** Begin **

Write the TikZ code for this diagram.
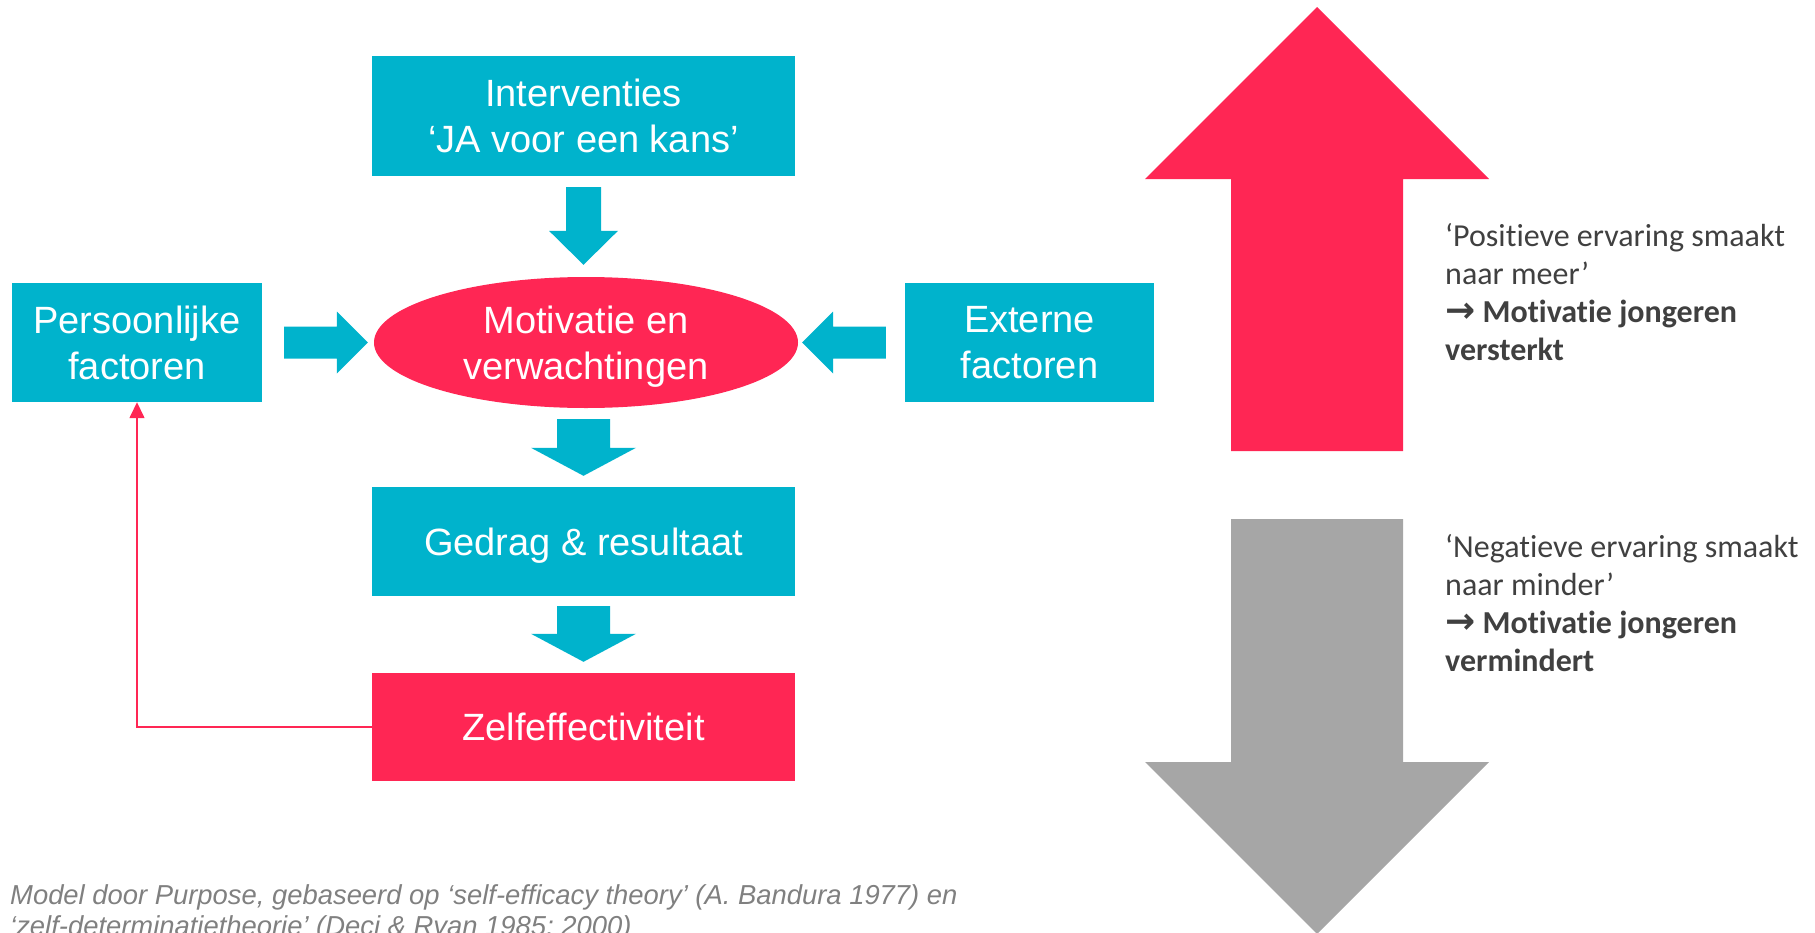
\documentclass[tikz,border=0pt]{standalone}
\usepackage{fontspec}
\setmainfont{Liberation Sans}
\newfontfamily\calibri[Ligatures=NoCommon]{Carlito}
\newfontfamily\dejavu{DejaVu Sans}
\usetikzlibrary{shapes.geometric,arrows.meta,calc}
\definecolor{tealc}{RGB}{0,179,204}
\definecolor{redc}{RGB}{255,38,84}
\definecolor{grayarrow}{RGB}{166,166,166}
\definecolor{txtgray}{RGB}{64,64,64}
\definecolor{capgray}{RGB}{128,128,128}
% vertical block arrow pointing down: #1 top coord, #2 tip coord, #3 shaft half, #4 head half, #5 head base offset from tip (signed), #6 colour
\newcommand\vblockarrow[6]{%
  \coordinate (vtip) at (#1|-#2);
  \fill[#6] ($(#1)+(-#3,0)$) -- ($(#1)+(#3,0)$) -- ($(vtip)+(#3,#5)$) -- ($(vtip)+(#4,#5)$) -- (vtip)
    -- ($(vtip)+(-#4,#5)$) -- ($(vtip)+(-#3,#5)$) -- cycle;}
% horizontal block arrow: #1 tail coord, #2 tip coord, #3 shaft half, #4 head half, #5 head base offset from tip (signed), #6 colour
\newcommand\hblockarrow[6]{%
  \coordinate (htip) at (#2|-#1);
  \fill[#6] ($(#1)+(0,-#3)$) -- ($(htip)+(#5,-#3)$) -- ($(htip)+(#5,-#4)$) -- (htip)
    -- ($(htip)+(#5,#4)$) -- ($(htip)+(#5,#3)$) -- ($(#1)+(0,#3)$) -- cycle;}
\newcommand\txtarrow{{\dejavu\bfseries\fontsize{36}{38}\selectfont →}}
\begin{document}
\begin{tikzpicture}[x=1pt,y=-1pt,
  boxtxt/.style={inner sep=0pt,align=center,text=white,font=\fontsize{38}{46}\selectfont},
  tealbox/.style={boxtxt,rectangle,fill=tealc},
  redbox/.style={boxtxt,rectangle,fill=redc},
  sidetxt/.style={anchor=base west,inner sep=0pt,text=txtgray,font=\calibri\fontsize{32}{38}\selectfont},
  feedback/.style={draw=redc,line width=1.5pt,-{Triangle[length=16pt,width=15pt]}}
]
\useasboundingbox (0,0) rectangle (1815,932);
\clip (0,0) rectangle (1815,932);

% nodes
\node[tealbox,minimum width=423pt,minimum height=120pt] (int) at (583.5,116) {Interventies\\‘JA voor een kans’};
\node[tealbox,minimum width=250pt,minimum height=119pt] (per) at (137,342.5) {Persoonlijke\\factoren};
\node[tealbox,minimum width=249pt,minimum height=119pt] (ext) at (1029.5,342.5) {Externe\\factoren};
\node[boxtxt,ellipse,fill=redc,minimum width=424pt,minimum height=131pt] (mot) at (586,342.5) {Motivatie en\\\smash{verwachtingen}};
\node[tealbox,text depth=0pt,minimum width=423pt,minimum height=109pt] (ged) at (583.5,541.5) {Gedrag \& resultaat};
\node[redbox,text depth=0pt,minimum width=423pt,minimum height=108pt] (zel) at (583.5,727) {Zelfeffectiviteit};

% block arrows between nodes
\coordinate (a1s) at ($(int.south)+(0,11)$);
\coordinate (a1e) at ($(mot.north)+(0,-12)$);
\vblockarrow{a1s}{a1e}{17.5}{34.5}{-34}{tealc}
\coordinate (a2s) at ($(mot.south)+(-2.5,11)$);
\coordinate (a2e) at ($(ged.north)+(0,-11)$);
\vblockarrow{a2s}{a2e}{26.5}{52.5}{-28}{tealc}
\coordinate (a3s) at ($(ged.south)+(0,10)$);
\coordinate (a3e) at ($(zel.north)+(0,-11)$);
\vblockarrow{a3s}{a3e}{26.5}{52.5}{-28}{tealc}
\coordinate (a4s) at ($(per.east)+(22,0)$);
\coordinate (a4e) at ($(mot.west)+(-6,0)$);
\hblockarrow{a4s}{a4e}{16}{31}{-31}{tealc}
\coordinate (a5s) at ($(ext.west)+(-19,0)$);
\coordinate (a5e) at ($(mot.east)+(4,0)$);
\hblockarrow{a5s}{a5e}{16}{31}{31}{tealc}

% feedback connector
\draw[feedback] (zel.west) -| (per.south);

% big arrows
\fill[redc] (1317,7) -- (1489,179) -- (1403,179) -- (1403,451) -- (1231,451) -- (1231,179) -- (1145,179) -- cycle;
\fill[grayarrow] (1231,519) -- (1403,519) -- (1403,762) -- (1489,762) -- (1317,934) -- (1145,762) -- (1231,762) -- cycle;

% side texts
\node[sidetxt] (pos) at (1445,246) {\begin{tabular}[t]{@{}l@{}}‘Positieve ervaring smaakt\\naar meer’\\\textbf{\txtarrow{} Motivatie jongeren}\\\textbf{versterkt}\end{tabular}};
\node[sidetxt] (neg) at (1445,557) {\begin{tabular}[t]{@{}l@{}}‘Negatieve ervaring smaakt\\naar minder’\\\textbf{\txtarrow{} Motivatie jongeren}\\\textbf{vermindert}\end{tabular}};

% caption
\node[anchor=base west,inner sep=0pt,text=capgray,font=\itshape\fontsize{27.4}{31}\selectfont] (cap) at (10,904) {\begin{tabular}[t]{@{}l@{}}Model door Purpose, gebaseerd op ‘self-efficacy theory’ (A. Bandura 1977) en\\‘zelf-determinatietheorie’ (Deci \& Ryan 1985; 2000)\end{tabular}};
\end{tikzpicture}
\end{document}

** End **

TASK TO CARRY OUT:
With the pictures left out, transcribe the material exactly.

EXERCISE ANSWER:
Write the TikZ code for this diagram.
\documentclass[tikz,border=0pt]{standalone}
\usepackage{fontspec}
\setmainfont{Liberation Sans}
\newfontfamily\calibri[Ligatures=NoCommon]{Carlito}
\newfontfamily\dejavu{DejaVu Sans}
\usetikzlibrary{shapes.geometric,arrows.meta,calc}
\definecolor{tealc}{RGB}{0,179,204}
\definecolor{redc}{RGB}{255,38,84}
\definecolor{grayarrow}{RGB}{166,166,166}
\definecolor{txtgray}{RGB}{64,64,64}
\definecolor{capgray}{RGB}{128,128,128}
% vertical block arrow pointing down: #1 top coord, #2 tip coord, #3 shaft half, #4 head half, #5 head base offset from tip (signed), #6 colour
\newcommand\vblockarrow[6]{%
  \coordinate (vtip) at (#1|-#2);
  \fill[#6] ($(#1)+(-#3,0)$) -- ($(#1)+(#3,0)$) -- ($(vtip)+(#3,#5)$) -- ($(vtip)+(#4,#5)$) -- (vtip)
    -- ($(vtip)+(-#4,#5)$) -- ($(vtip)+(-#3,#5)$) -- cycle;}
% horizontal block arrow: #1 tail coord, #2 tip coord, #3 shaft half, #4 head half, #5 head base offset from tip (signed), #6 colour
\newcommand\hblockarrow[6]{%
  \coordinate (htip) at (#2|-#1);
  \fill[#6] ($(#1)+(0,-#3)$) -- ($(htip)+(#5,-#3)$) -- ($(htip)+(#5,-#4)$) -- (htip)
    -- ($(htip)+(#5,#4)$) -- ($(htip)+(#5,#3)$) -- ($(#1)+(0,#3)$) -- cycle;}
\newcommand\txtarrow{{\dejavu\bfseries\fontsize{36}{38}\selectfont →}}
\begin{document}
\begin{tikzpicture}[x=1pt,y=-1pt,
  boxtxt/.style={inner sep=0pt,align=center,text=white,font=\fontsize{38}{46}\selectfont},
  tealbox/.style={boxtxt,rectangle,fill=tealc},
  redbox/.style={boxtxt,rectangle,fill=redc},
  sidetxt/.style={anchor=base west,inner sep=0pt,text=txtgray,font=\calibri\fontsize{32}{38}\selectfont},
  feedback/.style={draw=redc,line width=1.5pt,-{Triangle[length=16pt,width=15pt]}}
]
\useasboundingbox (0,0) rectangle (1815,932);
\clip (0,0) rectangle (1815,932);

% nodes
\node[tealbox,minimum width=423pt,minimum height=120pt] (int) at (583.5,116) {Interventies\\‘JA voor een kans’};
\node[tealbox,minimum width=250pt,minimum height=119pt] (per) at (137,342.5) {Persoonlijke\\factoren};
\node[tealbox,minimum width=249pt,minimum height=119pt] (ext) at (1029.5,342.5) {Externe\\factoren};
\node[boxtxt,ellipse,fill=redc,minimum width=424pt,minimum height=131pt] (mot) at (586,342.5) {Motivatie en\\\smash{verwachtingen}};
\node[tealbox,text depth=0pt,minimum width=423pt,minimum height=109pt] (ged) at (583.5,541.5) {Gedrag \& resultaat};
\node[redbox,text depth=0pt,minimum width=423pt,minimum height=108pt] (zel) at (583.5,727) {Zelfeffectiviteit};

% block arrows between nodes
\coordinate (a1s) at ($(int.south)+(0,11)$);
\coordinate (a1e) at ($(mot.north)+(0,-12)$);
\vblockarrow{a1s}{a1e}{17.5}{34.5}{-34}{tealc}
\coordinate (a2s) at ($(mot.south)+(-2.5,11)$);
\coordinate (a2e) at ($(ged.north)+(0,-11)$);
\vblockarrow{a2s}{a2e}{26.5}{52.5}{-28}{tealc}
\coordinate (a3s) at ($(ged.south)+(0,10)$);
\coordinate (a3e) at ($(zel.north)+(0,-11)$);
\vblockarrow{a3s}{a3e}{26.5}{52.5}{-28}{tealc}
\coordinate (a4s) at ($(per.east)+(22,0)$);
\coordinate (a4e) at ($(mot.west)+(-6,0)$);
\hblockarrow{a4s}{a4e}{16}{31}{-31}{tealc}
\coordinate (a5s) at ($(ext.west)+(-19,0)$);
\coordinate (a5e) at ($(mot.east)+(4,0)$);
\hblockarrow{a5s}{a5e}{16}{31}{31}{tealc}

% feedback connector
\draw[feedback] (zel.west) -| (per.south);

% big arrows
\fill[redc] (1317,7) -- (1489,179) -- (1403,179) -- (1403,451) -- (1231,451) -- (1231,179) -- (1145,179) -- cycle;
\fill[grayarrow] (1231,519) -- (1403,519) -- (1403,762) -- (1489,762) -- (1317,934) -- (1145,762) -- (1231,762) -- cycle;

% side texts
\node[sidetxt] (pos) at (1445,246) {\begin{tabular}[t]{@{}l@{}}‘Positieve ervaring smaakt\\naar meer’\\\textbf{\txtarrow{} Motivatie jongeren}\\\textbf{versterkt}\end{tabular}};
\node[sidetxt] (neg) at (1445,557) {\begin{tabular}[t]{@{}l@{}}‘Negatieve ervaring smaakt\\naar minder’\\\textbf{\txtarrow{} Motivatie jongeren}\\\textbf{vermindert}\end{tabular}};

% caption
\node[anchor=base west,inner sep=0pt,text=capgray,font=\itshape\fontsize{27.4}{31}\selectfont] (cap) at (10,904) {\begin{tabular}[t]{@{}l@{}}Model door Purpose, gebaseerd op ‘self-efficacy theory’ (A. Bandura 1977) en\\‘zelf-determinatietheorie’ (Deci \& Ryan 1985; 2000)\end{tabular}};
\end{tikzpicture}
\end{document}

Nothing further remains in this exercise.